Another group of parents pay day school tuition as a communal obligation, like a tax. They accept the financial burden as the worthwhile cost of entrance into a certain, self-selecting and self-stratifying segment of Jewish communal life. They observe the predicaments of parents – ranging from social to even nuptial – who choose educational alternatives and have therefore “opted out” of this essential fee to enter certain regions of Jewish communal life. In all these cases, the extra-educational aspects of Jewish schooling obscure the need for greater discussions about outcomes, assessment and institutional-improvement.
The Path Forward
In October 2019, we convened a group of Jewish history teachers in Chicago. Still in its early stages, educators based in diverse school settings met to discuss goals and curricula. To some degree, this culture exists among Hebrew language educators but is not present among most other Jewish-related subjects. Short term educational goals scaffold the effectiveness research of the online-based ABCmouse learning program. It is the foundation of several impressive PJ Library studies. Loyola University of Chicago’s National Standards and Benchmarks Project advocates this model for Catholic parochial schools.
It can work for Jewish day schools, as well. Animated to start a community of practice, each participant in the cohort shared her or his intended classroom outcomes and the materials and strategies they use to realize self-defined “success.” In short order, educators observed that their teaching had much in common with other group members.
They also recognized that their goals sometimes differed. Some aspired for student-centered outcomes revolving around Jewish literacy. Others viewed their role to introduce greater nuance of Jewish heritage for their students. Some teachers were curious whether their pupils intuited these same outcomes, since no one had articulated them to students at the outset in their classrooms.

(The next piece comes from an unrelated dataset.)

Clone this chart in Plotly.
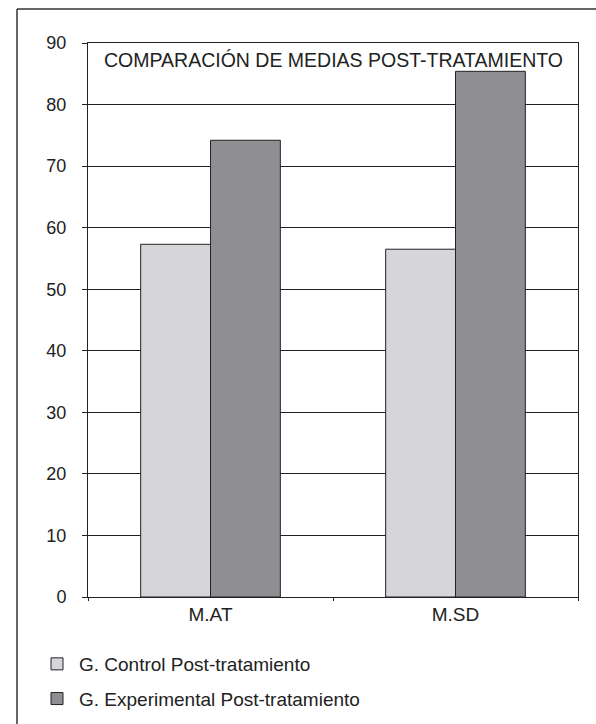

These experiences serve as a reminder that the most essential stakeholders in assessment-toward-improvement are teachers and students. They’re the ones to take the lead on the most ascertainable questions. Does Tanach learning among elementary-age pupils increase their sense of heritage and belonging? Do lessons in Halakhah among middle schoolers move the needle on personal observance? Does high school Talmud translate into independent learning immediately after graduation? Does it compel recent alumni to remain active in Jewish organizational life? Do several years of Israel education strengthen commitment to Israel? Does one curriculum lead toward advocacy? Does another promote nuance and voting trends?
By forming assessment-oriented communities of practice at the classroom level, Jewish day schools can achieve Jonathan Woocher’s yet-to-be-realized goal. The day school community ought to focus on subject-oriented short-term outcomes instead of measuring impact by drawing imaginary straight lines from day school to Shabbat candles, as if no other factors are in play. To accomplish this, teachers must pave the way toward assessment-toward-improvement. Once set into motion, other stakeholders will join the effort, excited about the possibilities ahead.
Zev Eleff is Chief Academic Officer of Hebrew Theological College. Alex Jakubowski is the Executive Director of KAHAL: Your Jewish Home Abroad. They served as the principal stewards of the Jewish Impact Genome Project.